What a fascinating way to teach art! It seems this could apply across the board to learning—instead of just teaching to the test, or outcome-based learning (I’m not sure if I am using that term correctly). It’s so wonderful when learning comes by the process of investigation and research and application of logic. It makes the “right answer” the flower with deep and lasting roots. Thanks for the unique perspective!
I would think math is the same way. Isn’t that why math teachers always wanted us to show our work? They needed to see our thought process for getting to the answer. And my husband, a social studies teacher, puts more weight on the thought and reasoning skills than the “answer” for arriving at a conclusion in an essay or in discussion.
I heard Yo Yo Ma, the world-renowned cellist, once say that when he was learning a new piece of music and made a mistake, he would go back to the beginning again and play it over and over again making sure to get all of the detail and correcting all the errors. Only until that was fulfilled would he move on to the piece. I’ve thought about that and my own desire to learn a new piano piece. I can remember wanting to to be just perfect without going through the processes it takes to perform quality music! Thankfully, I had a piano teacher who insisted I practiced scales, counted out loud, learned some basic music theory, etc. What I have learned, is that if you get the processes right, then the outcomes will take care of themselves!
Ah, yes, scales, counting, and music theory! I had 2 piano teachers–one who required those things, and one who didn’t. Guess which one I benefitted from the most?

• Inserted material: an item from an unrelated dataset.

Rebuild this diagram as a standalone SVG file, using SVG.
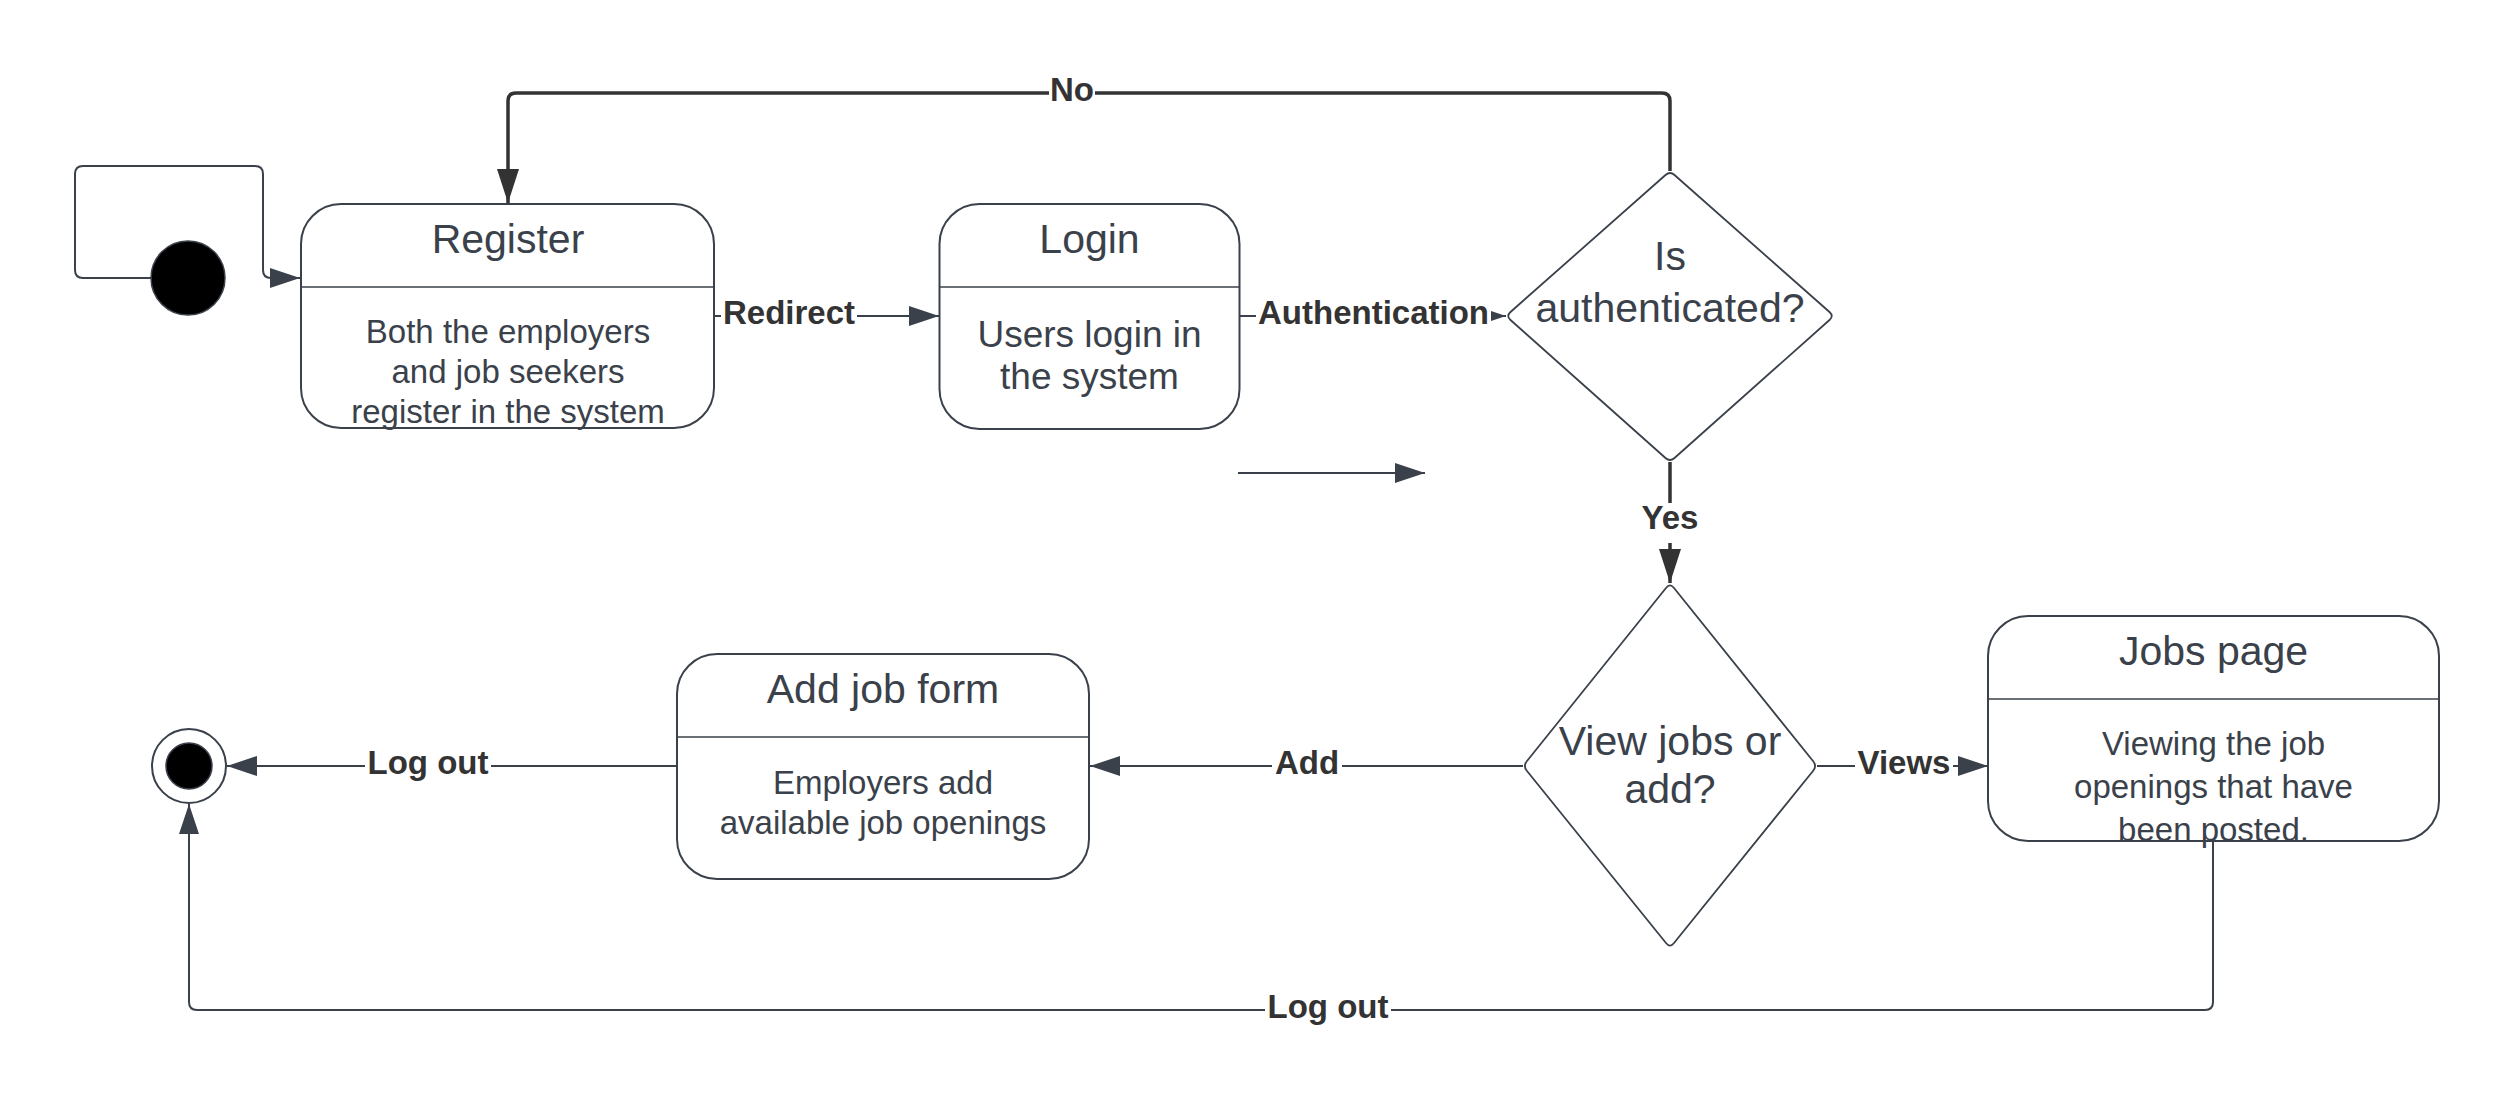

Same thing with tennis. There’s more to the game than just getting the ball over the net. There’s technique and strategy that, in the long run, brings greater gain. That makes it tough when you do it your own way at first (such as swinging a tennis racket), then have to re-learn it the right way.
That is so true about tennis. I recently got back on the court with my son in law after several years of idleness, and it took awhile to get used to the proper techniques. After awhile I was quite proud of this old man who had that twenty something year old running all over the court!!!!
What do you mean by old man? Isn’t age a state of mind? Especially for the young at heart. I’d say you’re a 30-something. 🙂 Anyhow, good job keeping your son-in-law on his toes with your great tennis technique!
I had a professor who would agree with you. She taught speech. For our first presentation, she didn’t grade us. Just gave us comments. For the next speech, we had to implement her comments. Our grade was based on our improvement. So if my speech was ehhh the first time but I used her comments to grow, I’d get an A. However, if I gave a fantastic speech the first time but didn’t grow for the next time, my grade would be lower. Each subsequent speech built on her comments from the last one and how we used them.
That incredible teacher took this girl who could barely stand up in front of a room full of 25 and helped her blossom into a woman who has frequently spoken in front of 500.
Why is the process important? Because it allows you to grow whether you’re great or horrible the first time. Besides, while the sizzle sounds great, the steak is what’s going to fill you up. You can’t eat a sound. And after all the hype, you could look in the pan and find all that sizzle is just coming from a piece of bologna! 😉
I love your comment “because it allows you to grow whether you’re great or horrible the first time.”
Well put, Elizabeth. Your prof sounds like a wise teacher–showing there’s always room for improvement, no matter how good you are to start with. And affirming the efforts of the little guy who’s just starting to bud.